## The request
In the listing below, identify each line with the word "matplotlib" and return those lines.

## The data
>>>
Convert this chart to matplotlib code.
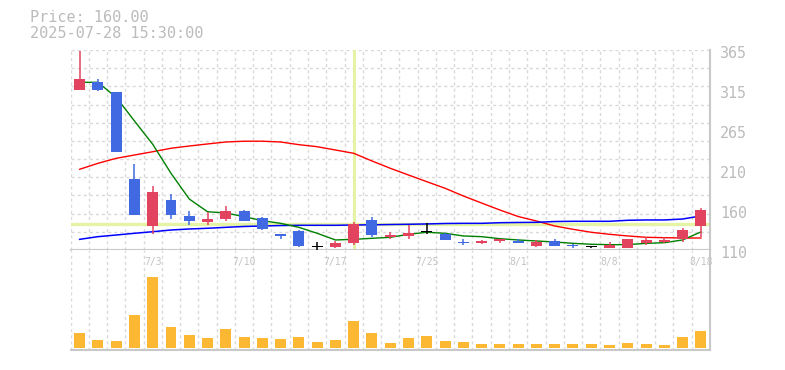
import numpy as np
import matplotlib
matplotlib.use("Agg")
import matplotlib.pyplot as plt
import matplotlib.transforms as mtransforms

dates = ['6/27', '6/30', '7/1', '7/2', '7/3', '7/4', '7/7', '7/8', '7/9', '7/10',
         '7/11', '7/14', '7/15', '7/16', '7/17', '7/18', '7/22', '7/23', '7/24', '7/25',
         '7/28', '7/29', '7/30', '7/31', '8/1', '8/4', '8/5', '8/6', '8/7', '8/8',
         '8/12', '8/13', '8/14', '8/15', '8/18']

opens = [314, 324, 311, 200, 140, 174, 153, 146, 150, 160, 151, 130, 134, 114, 114, 119, 148, 127,
         128, 133, 130, 120, 119, 121.5, 121.5, 115.5, 121.5, 115, 114, 112.6, 112.6, 119, 120, 124, 140]
highs = [364, 328, 311, 220, 192, 181, 160, 158, 166, 161, 152, 131, 135, 120, 122, 146, 152, 133,
         142, 144, 132, 124, 123, 124, 124, 123, 124, 118, 115.5, 120, 124, 126, 126, 138, 163]
lows = [314, 313, 235, 155, 131, 149, 142, 142, 147, 147, 135, 124, 114, 110, 113, 116, 126, 124,
        124, 130, 123, 116, 118, 119, 119, 114, 115.5, 113, 112, 112.6, 112, 117, 118.5, 120, 127]
closes = [328, 314, 235, 155, 184, 155, 147, 149, 160, 147, 137, 128, 115, 114, 119, 143, 129, 129,
          132, 133, 123, 119.5, 122, 124, 119, 120.5, 115.5, 114.7, 114, 116, 124, 123, 123, 135.5, 161]

ma_short = [323.8, 323.8, 304.7, 274.5, 244.8, 207.8, 175.0, 158.8, 157.2, 152.5, 147.4, 144.0,
            138.9, 131.3, 122.8, 123.6, 124.9, 126.2, 130.0, 132.6, 131.3, 127.9, 127.0, 124.4,
            122.8, 121.5, 120.2, 118.5, 117.3, 116.8, 116.8, 118.5, 119.3, 122.8, 133.0]
ma_mid = [212.9, 220.5, 226.9, 231.1, 235.3, 239.7, 242.6, 245.2, 247.7, 248.7, 248.7, 247.7,
          244.3, 241.7, 237.5, 233.3, 223.5, 214.2, 205.6, 197.1, 188.7, 178.9, 169.9, 161.0,
          152.7, 147.0, 140.6, 136.4, 132.6, 130.0, 127.9, 126.2, 125.7, 125.3, 125.3]
ma_long = [123.6, 127.0, 129.1, 131.3, 133.3, 135.5, 136.8, 137.7, 138.9, 140.0, 140.6, 141.2,
           141.5, 141.5, 141.5, 141.9, 142.1, 142.5, 142.8, 143.2, 143.8, 144.0, 144.0, 144.8,
           145.1, 145.3, 146.3, 146.6, 146.6, 146.6, 147.9, 148.3, 148.3, 149.5, 153.4]

volume = [15000, 8000, 7000, 33000, 71000, 21000, 13000, 10000, 19000, 11000, 10000, 9000,
          11000, 6000, 8000, 27000, 15000, 5000, 10000, 12000, 7000, 6000, 4000, 4000,
          4000, 4000, 4000, 4000, 4000, 3000, 5000, 4000, 3000, 11000, 17000]

ytick_vals = [110, 161, 212, 263, 314, 365]
ytick_labels = ['110', '160', '210', '265', '315', '365']

title_lines = ['Price: 160.00', '2025-07-28 15:30:00']
cross_idx = 15
cross_price = 143

up_col = '#e2445f'
down_col = '#4169e1'
doji_col = '#000000'
vol_col = '#fdb833'
grid_col = '#d9d9d9'
txt_col = '#bbbbbb'
frame_col = '#c8c8c8'
mono = 'DejaVu Sans Mono'

fig = plt.figure(figsize=(7.85, 3.7), dpi=100)
ax = fig.add_axes([70.5 / 785, 120 / 370, 639.5 / 785, 200 / 370])
axv = fig.add_axes([70.5 / 785, 20 / 370, 639.5 / 785, 100 / 370])

n = len(closes)
x = np.arange(n)
o = np.array(opens)
c = np.array(closes)

for a in (ax, axv):
    a.set_xlim(-0.5, n - 0.5)
    a.set_xticks(np.arange(-0.5, n, 1))
    a.tick_params(length=0, labelbottom=False, labelleft=False)
    a.grid(axis='x', color=grid_col, lw=1, ls=(0, (2.2, 2.2)), zorder=0)
    a.spines['left'].set_visible(False)
    a.spines['top'].set_visible(False)
    a.spines['bottom'].set_color(frame_col)
    a.spines['right'].set_color(frame_col)
    a.spines['bottom'].set_linewidth(1.5)
    a.spines['right'].set_linewidth(1.5)
    a.set_axisbelow(True)

# price panel
ax.set_ylim(110, 365)
ax.set_yticks(np.linspace(110, 365, 12))
ax.grid(axis='y', color=grid_col, lw=1, ls=(0, (2.2, 2.2)), zorder=0)

ax.axvline(cross_idx, color='#e4f4a4', lw=2.2, zorder=1)
ax.axhline(cross_price, color='#e4f4a4', lw=2.4, zorder=1)

ax.plot(x, ma_mid, color='#ff0000', lw=1, zorder=2)
ax.plot(x, ma_long, color='#0000ff', lw=1.1, zorder=2)
ax.plot(x, ma_short, color='#008000', lw=1, zorder=2)

colors = np.where(c > o, up_col, np.where(c < o, down_col, doji_col))
ax.vlines(x, lows, highs, colors=colors, lw=1.1, zorder=3)
body_h = np.maximum(np.abs(c - o), 1.3)
ax.bar(x, body_h, 0.6, bottom=np.minimum(o, c), color=colors, zorder=4)

lab_tr = mtransforms.offset_copy(ax.get_yaxis_transform(), fig=fig, x=10, y=-3, units='dots')
for v, s in zip(ytick_vals, ytick_labels):
    ax.text(1, v, s, transform=lab_tr, ha='left', va='center', fontsize=10.8,
            color=txt_col, family=mono, clip_on=False)

# volume panel
axv.set_ylim(-2000, 98000)
axv.set_yticks([])
axv.bar(x, volume, 0.6, color=vol_col, zorder=3)
for i in range(4, n, 5):
    axv.text(i, 0.88, dates[i], transform=axv.get_xaxis_transform(), ha='center', va='center',
             fontsize=7, color='#c4c4c4', family=mono)

fig.text(30 / 785, 1 - 17 / 370, title_lines[0], ha='left', va='center', fontsize=11,
         color=txt_col, family=mono)
fig.text(30 / 785, 1 - 33 / 370, title_lines[1], ha='left', va='center', fontsize=11,
         color=txt_col, family=mono)

fig.savefig('out.png', dpi=100)
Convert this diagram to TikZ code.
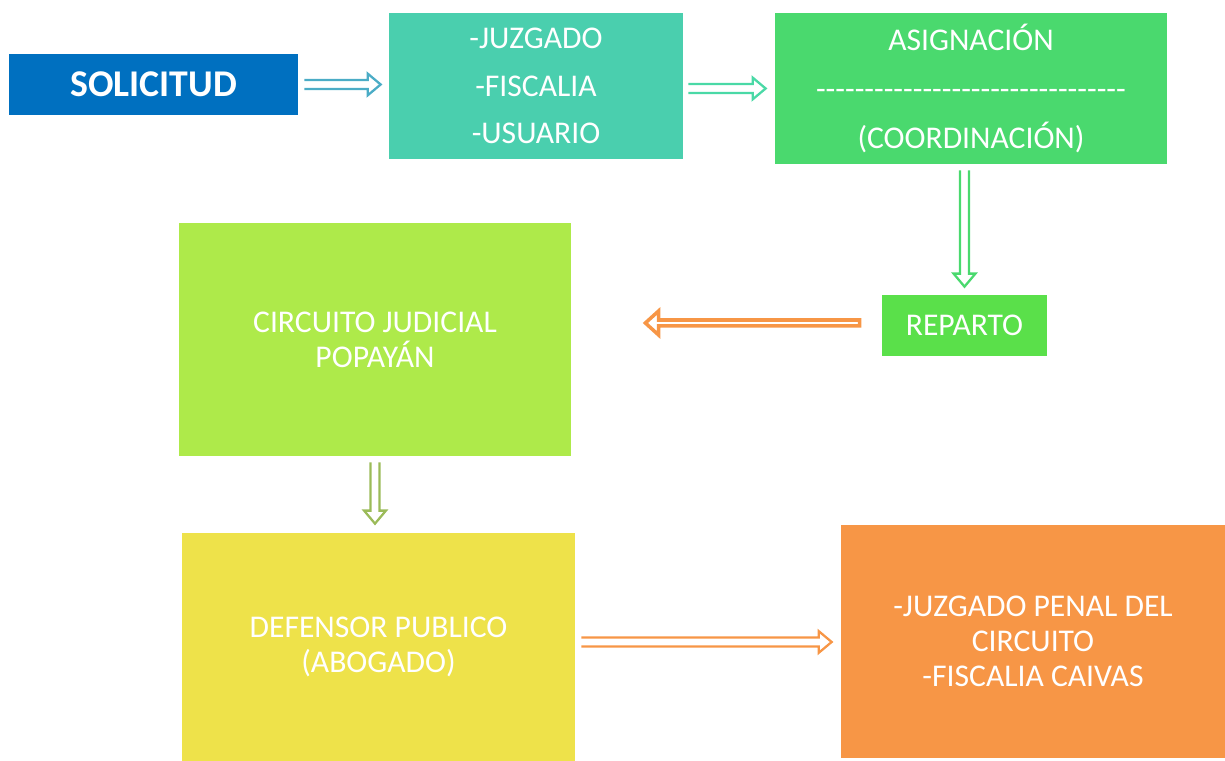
\documentclass[tikz,border=0pt]{standalone}
\usepackage{fontspec}
\setmainfont{Carlito}
\usepackage{tikz}
\usetikzlibrary{positioning}
\usetikzlibrary{calc}
\usepackage{xcolor}

\definecolor{solblue}{HTML}{0070C0}
\definecolor{juzteal}{HTML}{4ACFAE}
\definecolor{asigreen}{HTML}{4AD96E}
\definecolor{repgreen}{HTML}{5AE04A}
\definecolor{circlime}{HTML}{AEEA4A}
\definecolor{defyellow}{HTML}{EEE24A}
\definecolor{penorange}{HTML}{F79646}
\definecolor{arrblue}{HTML}{4BACC6}
\definecolor{arrteal}{HTML}{4AD9A6}
\definecolor{arrgreen}{HTML}{4AD96E}
\definecolor{arrolive}{HTML}{9BBB59}

\newcommand{\guiones}{\foreach \i in {1,...,32}{-\kern0pt}}

\tikzset{
  pini/.store in=\pini, pfin/.store in=\pfin,
  cuerpo/.store in=\cuerpo, ala/.store in=\ala, punta/.store in=\punta,
  pini=0pt, pfin=0pt, cuerpo=2.6pt, ala=6.2pt, punta=7.4pt,
  caja/.style={rectangle, draw=none, text=white, align=center, font=\fontsize{18}{20}\selectfont},
  % flecha hueca abierta atras
  hueca/.style={line width=1.3pt, to path={
    let \p1=($(\tikztotarget)-(\tikztostart)$), \n1={atan2(\y1,\x1)}, \n2={veclen(\x1,\y1)} in
    {[shift={(\tikztostart)}, rotate=\n1]
     (\pini,\cuerpo) -- (\n2-\pfin-\punta,\cuerpo) -- (\n2-\pfin-\punta,\ala) -- (\n2-\pfin,0)
     -- (\n2-\pfin-\punta,-\ala) -- (\n2-\pfin-\punta,-\cuerpo) -- (\pini,-\cuerpo)}
  }},
  % flecha hueca cerrada
  huecac/.style={line width=2pt, to path={
    let \p1=($(\tikztotarget)-(\tikztostart)$), \n1={atan2(\y1,\x1)}, \n2={veclen(\x1,\y1)} in
    {[shift={(\tikztostart)}, rotate=\n1]
     (\pini,\cuerpo) -- (\n2-\pfin-\punta,\cuerpo) -- (\n2-\pfin-\punta,\ala) -- (\n2-\pfin,0)
     -- (\n2-\pfin-\punta,-\ala) -- (\n2-\pfin-\punta,-\cuerpo) -- (\pini,-\cuerpo) -- cycle}
  }}
}

\begin{document}
\begin{tikzpicture}
\useasboundingbox (0,0) rectangle (24.5,15.22);

\node[caja, fill=solblue, minimum width=5.78cm, minimum height=1.22cm, font=\fontsize{21.5}{24}\selectfont\bfseries] (sol) at (3.07,13.53) {SOLICITUD};
\node[caja, fill=juzteal, minimum width=5.88cm, minimum height=2.92cm, font=\fontsize{18}{27}\selectfont] (juz) at (10.72,13.50) {-JUZGADO\\-FISCALIA\\-USUARIO};
\node[caja, fill=asigreen, minimum width=7.84cm, minimum height=3.02cm, font=\fontsize{18}{28}\selectfont] (asig) at (19.42,13.45) {ASIGNACIÓN\\\guiones\\(COORDINACIÓN)};
\node[caja, fill=repgreen, minimum width=3.30cm, minimum height=1.22cm] (rep) at (19.29,8.71) {REPARTO};
\node[caja, fill=circlime, minimum width=7.84cm, minimum height=4.66cm] (circ) at (7.50,8.43) {CIRCUITO JUDICIAL\\POPAYÁN};
\node[caja, fill=defyellow, minimum width=7.86cm, minimum height=4.56cm] (def) at (7.57,2.28) {DEFENSOR PUBLICO\\(ABOGADO)};
\node[caja, fill=penorange, minimum width=7.68cm, minimum height=4.66cm] (pen) at (20.66,2.39) {-JUZGADO PENAL DEL\\CIRCUITO\\-FISCALIA CAIVAS};

% flechas
\draw[hueca, draw=arrblue, pini=0.12cm, pfin=0.16cm] (sol.east) to (juz.west |- sol.east);
\draw[hueca, draw=arrteal, pini=0.1cm, pfin=0.18cm] (juz.east |- asig.west) to (asig.west);
\draw[hueca, draw=arrgreen, pini=0.12cm, pfin=0.16cm] (asig.south -| rep.north) to (rep.north);
\draw[huecac, draw=penorange, pini=0.44cm, pfin=1.48cm, cuerpo=1.7pt, ala=6.8pt, punta=7.5pt] ($(rep.west)+(0,0.05)$) to ($(circ.east |- rep.west)+(0,0.05)$);
\draw[hueca, draw=arrolive, pini=0.12cm, pfin=0.18cm] (circ.south) to (def.north -| circ.south);
\draw[hueca, draw=penorange, pini=0.12cm, pfin=0.18cm] (def.east |- {(0,2.38)}) to (pen.west |- {(0,2.38)});

\end{tikzpicture}
\end{document}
<<<
## Solution to this problem
Convert this chart to matplotlib code.
import matplotlib
matplotlib.use("Agg")
import matplotlib.pyplot as plt
import matplotlib.transforms as mtransforms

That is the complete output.